» **Task details**: Transcribe the records that follow. Keep every word exactly, and drop the pictures.
________________________________________
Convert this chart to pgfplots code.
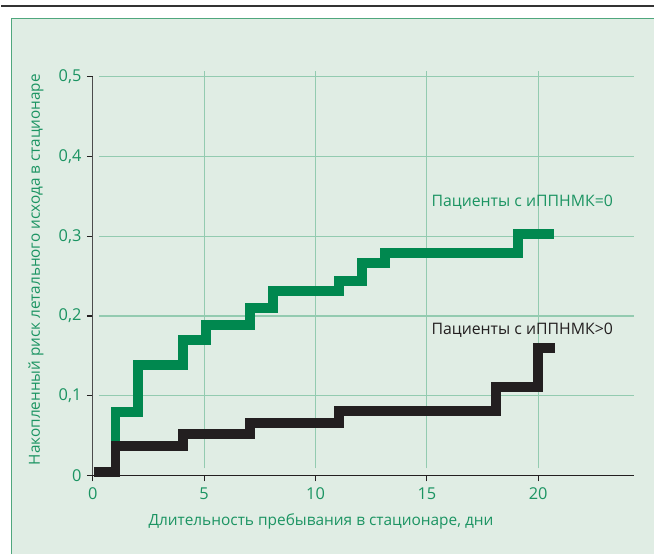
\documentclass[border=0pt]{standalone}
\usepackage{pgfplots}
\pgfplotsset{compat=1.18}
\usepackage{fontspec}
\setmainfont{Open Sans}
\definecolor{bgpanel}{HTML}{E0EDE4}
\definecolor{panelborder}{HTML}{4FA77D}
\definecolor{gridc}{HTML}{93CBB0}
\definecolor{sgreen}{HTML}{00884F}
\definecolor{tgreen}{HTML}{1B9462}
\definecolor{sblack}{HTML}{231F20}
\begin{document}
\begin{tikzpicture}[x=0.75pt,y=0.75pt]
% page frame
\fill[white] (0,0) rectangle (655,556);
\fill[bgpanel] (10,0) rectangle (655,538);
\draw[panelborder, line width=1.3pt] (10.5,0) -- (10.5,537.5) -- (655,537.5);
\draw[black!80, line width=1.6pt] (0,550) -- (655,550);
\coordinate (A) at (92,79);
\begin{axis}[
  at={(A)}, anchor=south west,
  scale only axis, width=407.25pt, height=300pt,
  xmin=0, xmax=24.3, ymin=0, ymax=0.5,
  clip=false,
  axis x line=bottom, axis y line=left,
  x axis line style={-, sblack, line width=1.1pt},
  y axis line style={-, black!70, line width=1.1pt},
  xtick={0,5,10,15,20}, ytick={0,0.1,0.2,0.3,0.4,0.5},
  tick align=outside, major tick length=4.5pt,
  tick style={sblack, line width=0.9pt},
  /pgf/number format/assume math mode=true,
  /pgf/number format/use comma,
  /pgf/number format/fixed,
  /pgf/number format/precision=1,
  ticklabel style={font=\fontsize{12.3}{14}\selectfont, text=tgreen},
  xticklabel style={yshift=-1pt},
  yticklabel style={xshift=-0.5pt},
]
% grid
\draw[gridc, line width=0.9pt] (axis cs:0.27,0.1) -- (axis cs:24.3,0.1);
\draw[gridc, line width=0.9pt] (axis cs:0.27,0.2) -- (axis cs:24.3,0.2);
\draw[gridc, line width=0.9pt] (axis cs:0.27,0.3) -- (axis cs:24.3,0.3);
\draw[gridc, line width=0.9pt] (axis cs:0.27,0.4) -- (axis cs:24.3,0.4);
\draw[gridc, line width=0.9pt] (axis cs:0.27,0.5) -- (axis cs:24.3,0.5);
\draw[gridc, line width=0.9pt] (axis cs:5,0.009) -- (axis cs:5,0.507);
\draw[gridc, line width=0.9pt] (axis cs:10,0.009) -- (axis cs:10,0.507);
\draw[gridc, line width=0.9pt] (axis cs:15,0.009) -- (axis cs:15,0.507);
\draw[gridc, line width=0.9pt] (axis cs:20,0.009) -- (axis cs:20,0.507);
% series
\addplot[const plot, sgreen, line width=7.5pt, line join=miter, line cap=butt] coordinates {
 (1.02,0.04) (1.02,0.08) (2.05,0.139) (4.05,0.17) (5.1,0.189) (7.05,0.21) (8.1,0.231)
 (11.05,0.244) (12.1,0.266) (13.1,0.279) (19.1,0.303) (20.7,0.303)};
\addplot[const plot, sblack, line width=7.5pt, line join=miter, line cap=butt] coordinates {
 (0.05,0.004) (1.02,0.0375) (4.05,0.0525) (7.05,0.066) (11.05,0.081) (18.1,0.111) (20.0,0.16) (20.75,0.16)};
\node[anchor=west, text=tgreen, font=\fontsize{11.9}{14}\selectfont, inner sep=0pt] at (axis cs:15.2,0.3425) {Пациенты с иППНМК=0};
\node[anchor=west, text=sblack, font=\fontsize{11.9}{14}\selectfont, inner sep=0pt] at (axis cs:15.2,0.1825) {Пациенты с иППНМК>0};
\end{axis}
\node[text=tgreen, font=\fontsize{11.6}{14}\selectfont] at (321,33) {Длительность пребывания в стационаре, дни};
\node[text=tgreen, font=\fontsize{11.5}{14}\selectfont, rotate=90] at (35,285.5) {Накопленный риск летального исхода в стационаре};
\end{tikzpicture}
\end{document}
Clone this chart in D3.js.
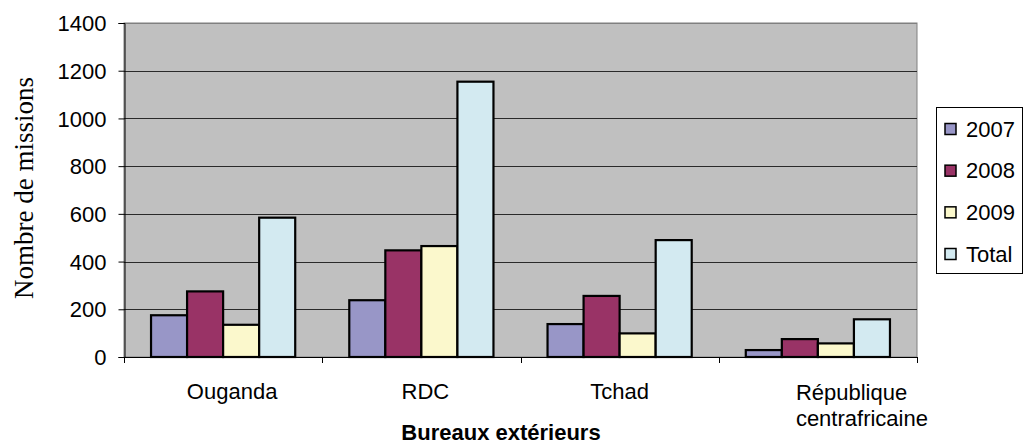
________________________________________
» **Problem solution**:
Convert this chart to pgfplots code.
\documentclass[border=0pt]{standalone}
\usepackage{pgfplots}
\pgfplotsset{compat=1.18}
\usepackage{fontspec}
\setmainfont{Open Sans}
\definecolor{bgpanel}{HTML}{E0EDE4}
\definecolor{panelborder}{HTML}{4FA77D}
\definecolor{gridc}{HTML}{93CBB0}
\definecolor{sgreen}{HTML}{00884F}
\definecolor{tgreen}{HTML}{1B9462}
\definecolor{sblack}{HTML}{231F20}
\begin{document}
\begin{tikzpicture}[x=0.75pt,y=0.75pt]
% page frame
\fill[white] (0,0) rectangle (655,556);
\fill[bgpanel] (10,0) rectangle (655,538);
\draw[panelborder, line width=1.3pt] (10.5,0) -- (10.5,537.5) -- (655,537.5);
\draw[black!80, line width=1.6pt] (0,550) -- (655,550);
\coordinate (A) at (92,79);
\begin{axis}[
  at={(A)}, anchor=south west,
  scale only axis, width=407.25pt, height=300pt,
  xmin=0, xmax=24.3, ymin=0, ymax=0.5,
  clip=false,
  axis x line=bottom, axis y line=left,
  x axis line style={-, sblack, line width=1.1pt},
  y axis line style={-, black!70, line width=1.1pt},
  xtick={0,5,10,15,20}, ytick={0,0.1,0.2,0.3,0.4,0.5},
  tick align=outside, major tick length=4.5pt,
  tick style={sblack, line width=0.9pt},
  /pgf/number format/assume math mode=true,
  /pgf/number format/use comma,
  /pgf/number format/fixed,
  /pgf/number format/precision=1,
  ticklabel style={font=\fontsize{12.3}{14}\selectfont, text=tgreen},
  xticklabel style={yshift=-1pt},
  yticklabel style={xshift=-0.5pt},
]
% grid
\draw[gridc, line width=0.9pt] (axis cs:0.27,0.1) -- (axis cs:24.3,0.1);
\draw[gridc, line width=0.9pt] (axis cs:0.27,0.2) -- (axis cs:24.3,0.2);
\draw[gridc, line width=0.9pt] (axis cs:0.27,0.3) -- (axis cs:24.3,0.3);
\draw[gridc, line width=0.9pt] (axis cs:0.27,0.4) -- (axis cs:24.3,0.4);
\draw[gridc, line width=0.9pt] (axis cs:0.27,0.5) -- (axis cs:24.3,0.5);
\draw[gridc, line width=0.9pt] (axis cs:5,0.009) -- (axis cs:5,0.507);
\draw[gridc, line width=0.9pt] (axis cs:10,0.009) -- (axis cs:10,0.507);
\draw[gridc, line width=0.9pt] (axis cs:15,0.009) -- (axis cs:15,0.507);
\draw[gridc, line width=0.9pt] (axis cs:20,0.009) -- (axis cs:20,0.507);
% series
\addplot[const plot, sgreen, line width=7.5pt, line join=miter, line cap=butt] coordinates {
 (1.02,0.04) (1.02,0.08) (2.05,0.139) (4.05,0.17) (5.1,0.189) (7.05,0.21) (8.1,0.231)
 (11.05,0.244) (12.1,0.266) (13.1,0.279) (19.1,0.303) (20.7,0.303)};
\addplot[const plot, sblack, line width=7.5pt, line join=miter, line cap=butt] coordinates {
 (0.05,0.004) (1.02,0.0375) (4.05,0.0525) (7.05,0.066) (11.05,0.081) (18.1,0.111) (20.0,0.16) (20.75,0.16)};
\node[anchor=west, text=tgreen, font=\fontsize{11.9}{14}\selectfont, inner sep=0pt] at (axis cs:15.2,0.3425) {Пациенты с иППНМК=0};
\node[anchor=west, text=sblack, font=\fontsize{11.9}{14}\selectfont, inner sep=0pt] at (axis cs:15.2,0.1825) {Пациенты с иППНМК>0};
\end{axis}
\node[text=tgreen, font=\fontsize{11.6}{14}\selectfont] at (321,33) {Длительность пребывания в стационаре, дни};
\node[text=tgreen, font=\fontsize{11.5}{14}\selectfont, rotate=90] at (35,285.5) {Накопленный риск летального исхода в стационаре};
\end{tikzpicture}
\end{document}
Clone this chart in D3.js.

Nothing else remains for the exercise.